- Aim of the task -
Write out, word for word, every line from the first one through the line that holds "const years = ['2018', '2019'];", and nothing else; skip the pictures.

|---|

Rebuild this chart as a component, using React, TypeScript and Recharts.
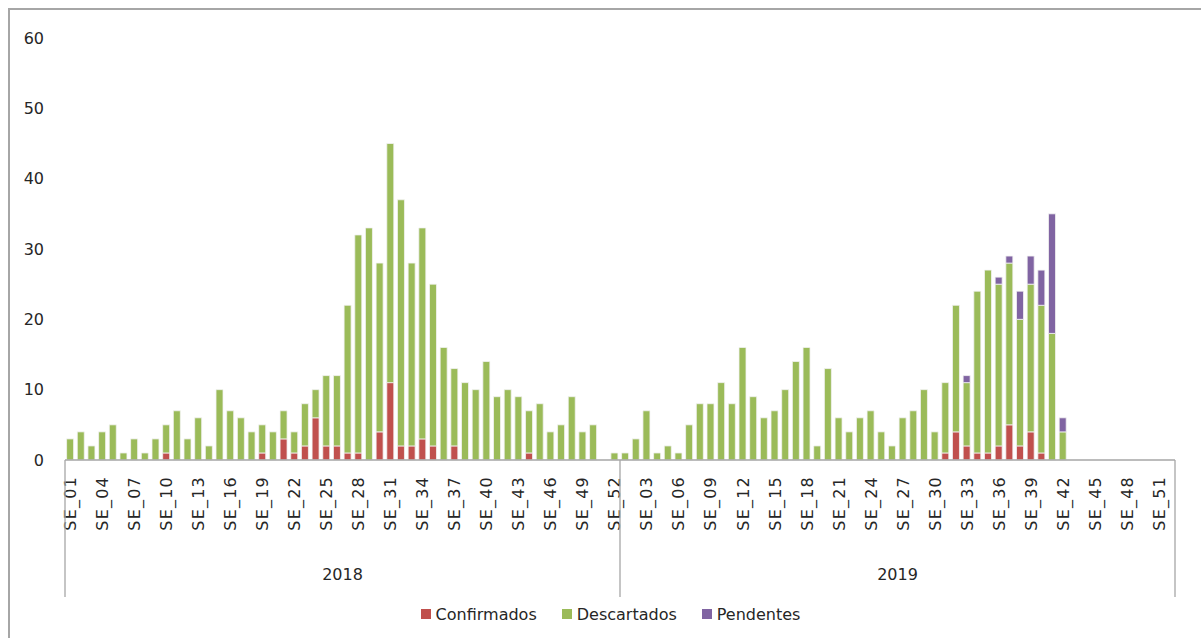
import { BarChart, Bar, XAxis, YAxis, Legend } from 'recharts';

const weekLabels = Array.from({ length: 52 }, (_, i) => 'SE_' + String(i + 1).padStart(2, '0'));
const years = ['2018', '2019'];

const confirmados2018 = [
  0, 0, 0, 0, 0, 0, 0, 0, 0, 1,
  0, 0, 0, 0, 0, 0, 0, 0, 1, 0,
  3, 1, 2, 6, 2, 2, 1, 1, 0, 4,
  11, 2, 2, 3, 2, 0, 2, 0, 0, 0,
  0, 0, 0, 1, 0, 0, 0, 0, 0, 0,
  0, 0,
];
const descartados2018 = [
  3, 4, 2, 4, 5, 1, 3, 1, 3, 4,
  7, 3, 6, 2, 10, 7, 6, 4, 4, 4,
  4, 3, 6, 4, 10, 10, 21, 31, 33, 24,
  34, 35, 26, 30, 23, 16, 11, 11, 10, 14,
  9, 10, 9, 6, 8, 4, 5, 9, 4, 5,
  0, 1,
];
const pendentes2018 = new Array(52).fill(0);

const confirmados2019 = [
  0, 0, 0, 0, 0, 0, 0, 0, 0, 0,
  0, 0, 0, 0, 0, 0, 0, 0, 0, 0,
  0, 0, 0, 0, 0, 0, 0, 0, 0, 0,
  1, 4, 2, 1, 1, 2, 5, 2, 4, 1,
  0, 0, 0, 0, 0, 0, 0, 0, 0, 0,
  0, 0,
];
const descartados2019 = [
  1, 3, 7, 1, 2, 1, 5, 8, 8, 11,
  8, 16, 9, 6, 7, 10, 14, 16, 2, 13,
  6, 4, 6, 7, 4, 2, 6, 7, 10, 4,
  10, 18, 9, 23, 26, 23, 23, 18, 21, 21,
  18, 4, 0, 0, 0, 0, 0, 0, 0, 0,
  0, 0,
];
const pendentes2019 = [
  0, 0, 0, 0, 0, 0, 0, 0, 0, 0,
  0, 0, 0, 0, 0, 0, 0, 0, 0, 0,
  0, 0, 0, 0, 0, 0, 0, 0, 0, 0,
  0, 0, 1, 0, 0, 1, 1, 4, 4, 5,
  17, 2, 0, 0, 0, 0, 0, 0, 0, 0,
  0, 0,
];

const yTicks = [0, 10, 20, 30, 40, 50, 60];

const series = [
  { key: 'confirmados', name: 'Confirmados', color: '#C0504D' },
  { key: 'descartados', name: 'Descartados', color: '#9BBB59' },
  { key: 'pendentes', name: 'Pendentes', color: '#8064A2' },
];

const byYear = {
  '2018': { confirmados: confirmados2018, descartados: descartados2018, pendentes: pendentes2018 },
  '2019': { confirmados: confirmados2019, descartados: descartados2019, pendentes: pendentes2019 },
};

const data = years.flatMap((year) =>
  weekLabels.map((week, i) => ({
    key: `${year}-${week}`,
    week,
    year,
    confirmados: byYear[year].confirmados[i],
    descartados: byYear[year].descartados[i],
    pendentes: byYear[year].pendentes[i],
  }))
);

const W = 1201;
const H = 638;
const margin = { top: 38, right: 26, bottom: 12, left: 0 };
const yAxisWidth = 65;
const band = (W - margin.left - margin.right - yAxisWidth) / data.length;
const font = '"DejaVu Sans", Verdana, sans-serif';
const textColor = '#262626';
const lineColor = '#A6A6A6';
const labelGap = 16;

function WeekTick(props: any) {
  const { x, y, index } = props;
  const row = data[index];
  const axisY = y - labelGap;
  const els = [];
  if (index % 3 === 0) {
    els.push(
      <text
        key="t"
        x={0}
        y={0}
        dy="0.36em"
        textAnchor="end"
        transform={`translate(${x},${y}) rotate(-90)`}
        fill={textColor}
        fontSize={16}
        letterSpacing={1.2}
        fontFamily={font}
      >
        {row.week}
      </text>
    );
  }
  if (index % 52 === 0) {
    els.push(<line key="d" x1={x - band / 2} x2={x - band / 2} y1={axisY} y2={axisY + 137} stroke={lineColor} strokeWidth={1.3} />);
  }
  if (index === data.length - 1) {
    els.push(<line key="e" x1={x + band / 2} x2={x + band / 2} y1={axisY} y2={axisY + 137} stroke={lineColor} strokeWidth={1.3} />);
  }
  if (index % 52 === 26) {
    els.push(
      <text key="y" x={x - band / 2} y={axisY + 120} textAnchor="middle" fill={textColor} fontSize={16} fontFamily={font}>
        {row.year}
      </text>
    );
  }
  return <g>{els}</g>;
}

function LegendContent() {
  return (
    <div
      style={{
        height: 24,
        display: 'flex',
        justifyContent: 'center',
        alignItems: 'center',
        gap: 25,
        paddingLeft: 46,
        fontFamily: font,
        fontSize: 16,
        color: textColor,
      }}
    >
      {series.map((s) => (
        <div key={s.key} style={{ display: 'flex', alignItems: 'center', gap: 5 }}>
          <span style={{ width: 10, height: 10, background: s.color, display: 'inline-block' }} />
          <span>{s.name}</span>
        </div>
      ))}
    </div>
  );
}

export default function App() {
  return (
    <div style={{ position: 'absolute', left: 0, top: 0, width: W, height: H, overflow: 'hidden', background: '#fff' }}>
      <div
        style={{
          position: 'absolute',
          left: 8,
          top: 8,
          width: W,
          height: H,
          borderTop: `2px solid ${lineColor}`,
          borderLeft: `2px solid ${lineColor}`,
        }}
      />
      <div style={{ position: 'absolute', left: 0, top: 0 }}>
        <BarChart width={W} height={H} data={data} margin={margin} barCategoryGap="15%">
          <XAxis
            dataKey="key"
            interval={0}
            height={142}
            tickLine={false}
            tickSize={0}
            tickMargin={labelGap}
            axisLine={{ stroke: lineColor, strokeWidth: 1.5 }}
            tick={(p: any) => <WeekTick {...p} />}
          />
          <YAxis
            width={yAxisWidth}
            domain={[0, 60]}
            ticks={yTicks}
            axisLine={false}
            tickLine={false}
            tickMargin={15}
            tick={{ fill: textColor, fontSize: 16, fontFamily: font }}
          />
          <Legend verticalAlign="bottom" content={() => <LegendContent />} />
          {series.map((s) => (
            <Bar
              key={s.key}
              dataKey={s.key}
              name={s.name}
              stackId="a"
              fill={s.color}
              stroke="#F2F2F2"
              strokeWidth={0.8}
              isAnimationActive={false}
            />
          ))}
        </BarChart>
      </div>
    </div>
  );
}
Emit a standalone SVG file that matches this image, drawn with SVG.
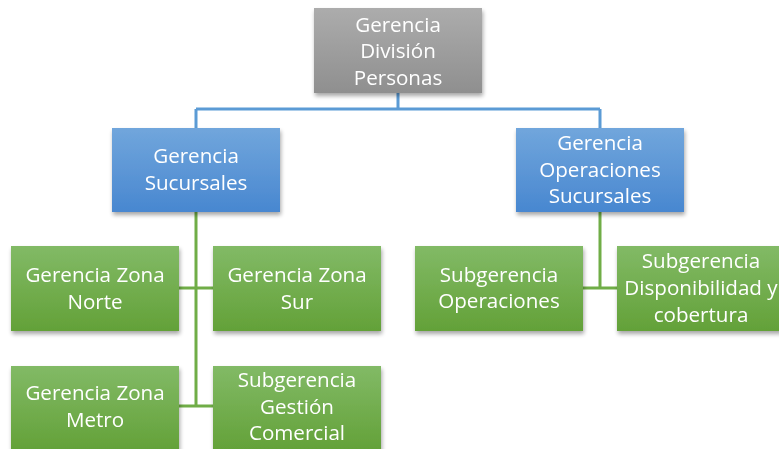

|---|

- Task output -
Rebuild this chart as a component, using React, TypeScript and Recharts.
import { BarChart, Bar, XAxis, YAxis, Legend } from 'recharts';

const weekLabels = Array.from({ length: 52 }, (_, i) => 'SE_' + String(i + 1).padStart(2, '0'));
const years = ['2018', '2019'];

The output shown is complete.